The Big Code Problem
The problem of managing large amounts of code in a uniform manner has been around for a while and has been exacerbated by the explosion of web development, which relies on a diversity of open source packages and a certain swiftness of delivery.
The answer that the IT giants have come to is to store everything in one giant repository (the “monorepo”). In addition to better managing the code itself, a monorepo sets the stage for uniform coding style and testing across the organization.
Google, Facebook and Uber have all gone this path, as have the keepers of React itself.
The general build tools haven’t kept up with this evolving environment, however. While web giants Facebook and Google have both developed internal toolsets to tackle the latency issue (open sourced as Bazel and Buck, respectively), these tools required extensive configuration and were designed for large, engineering-heavy organizations.
Palmer was more interested in building a tool that would be more easily used by smaller teams. Enter Turborepo.
Caching and Parallelization
The faster build times come from a couple of different ways.
One is smart caching. For this, the software borrows a technique from Google’s Bazel, built around content-addressable storage.
Turbo looks at “the state of your codebase,” Palmer explained. It also logs the commands that are being run to build the software, making a fingerprint that serves to index the finished work. When the dev types the same sequence of commands, Turbo then can quickly deliver the cached version rather than repeat the work.
“Turbo constructs a dependency graph, both of the external dependencies from package registries, and also the internal dependencies within your codebase,” Palmer explained. The developer provides the dependency information in a
turbo.json configuration file the root of the project.
In collaborative environments, every developer’s cache is shared, so one dev can reuse the work of peers.
Compare this to venerable
make command, which only looks at the modification times of the files or folders specified, rather than the fingerprint of the actual artifact. Different computers will produce different timestamps for the exact same time, which will cause build systems to miss otherwise identical files.
In addition to using cached work, Turborepo also looks for places to split the build into parallel operations.
The developer’s pipeline, or task graph, provides “a very concise way for developers to express the relationships between the scripts they need to run to build their codebase,” Palmer explained.
Here is a sample json pipeline configuration file (from the docs):
"dependsOn": ["build", "test", "lint"]
The Turbo command-line interface is open source and operates from the repo. The end-user can host the remote cache index, or use Vercel’s managed service, which comes with additional features such as metrics-based visualizations.
Also unique to Turborepo is that it can be incrementally adopted. Other build systems can “make constraints on your codebase and how it works and how it needs to be shaped.

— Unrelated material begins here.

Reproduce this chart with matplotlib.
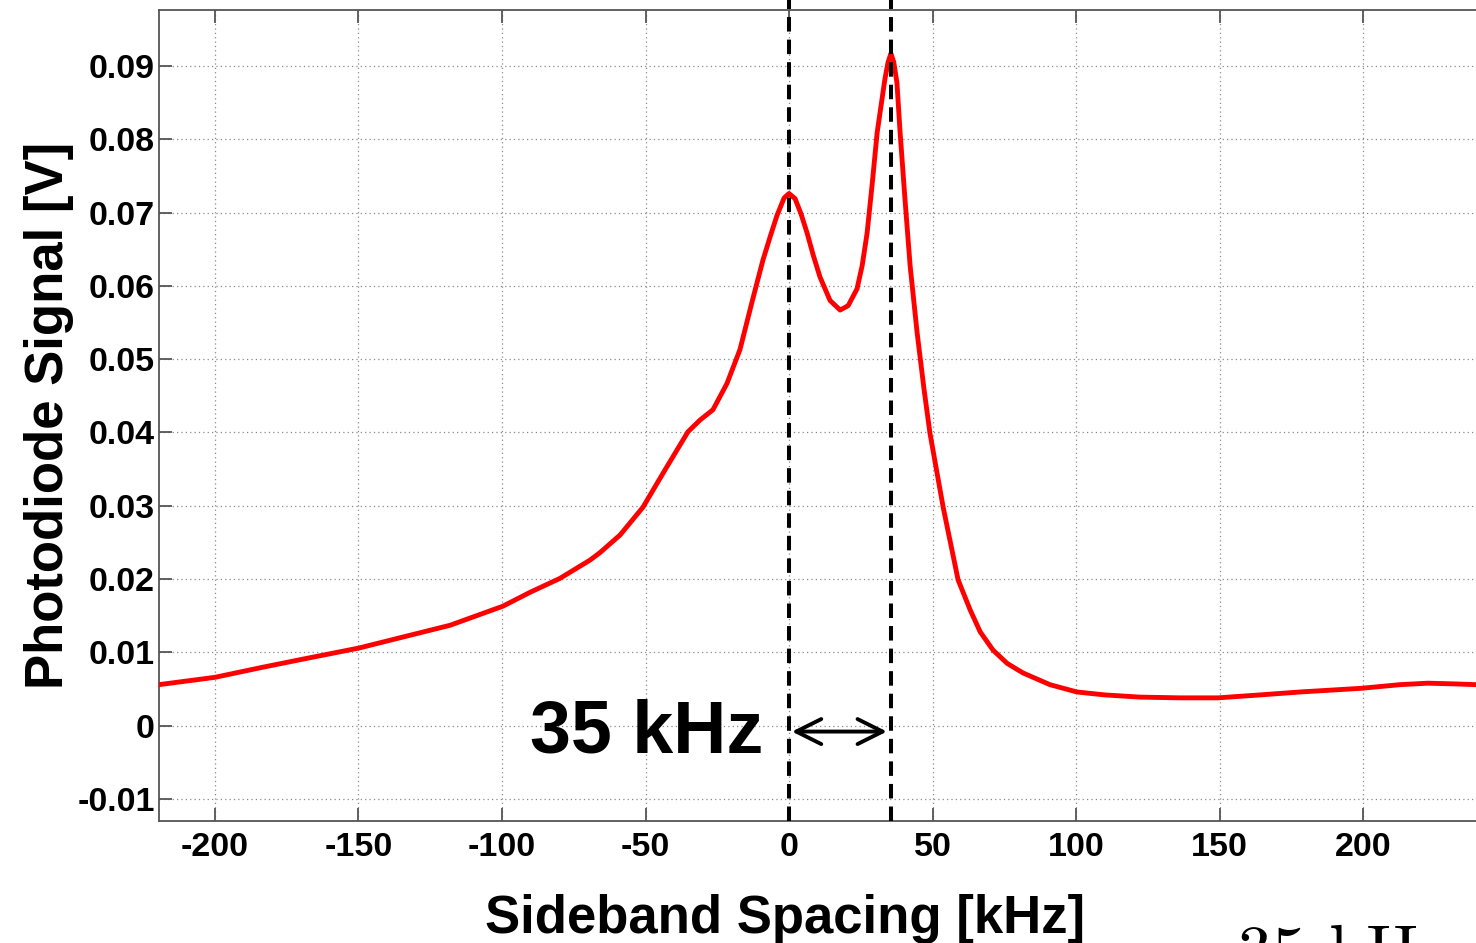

And while those constraints may be great at certain scales, they can be very costly and expensive and risky to migrate to,” Palmer said. In contrast Turborepo aims to “meet developers where they’re already at, with tools they are already using. And so it’s designed to be adopted, and in some ways deleted too. ”
It is still early days for Turborepo, Palmer admits. (The latest version is 1.1.16). The setup is still complicated, and requires some polishing, according to at least one user.
“Turborepo is a really cool project. And it’s not just cool, it’s really necessary — there clearly was missing some tool like this as monorepos are more and more popular,” wrote frontend architect Štěpán Granát in a blog post, while adding that the software’s inconsistencies point to work still needing to be done for production usage. “I still better run our main release pipeline without any caching as I want to be sure that something is not getting cached when it shouldn’t be as that really could be a big problem.”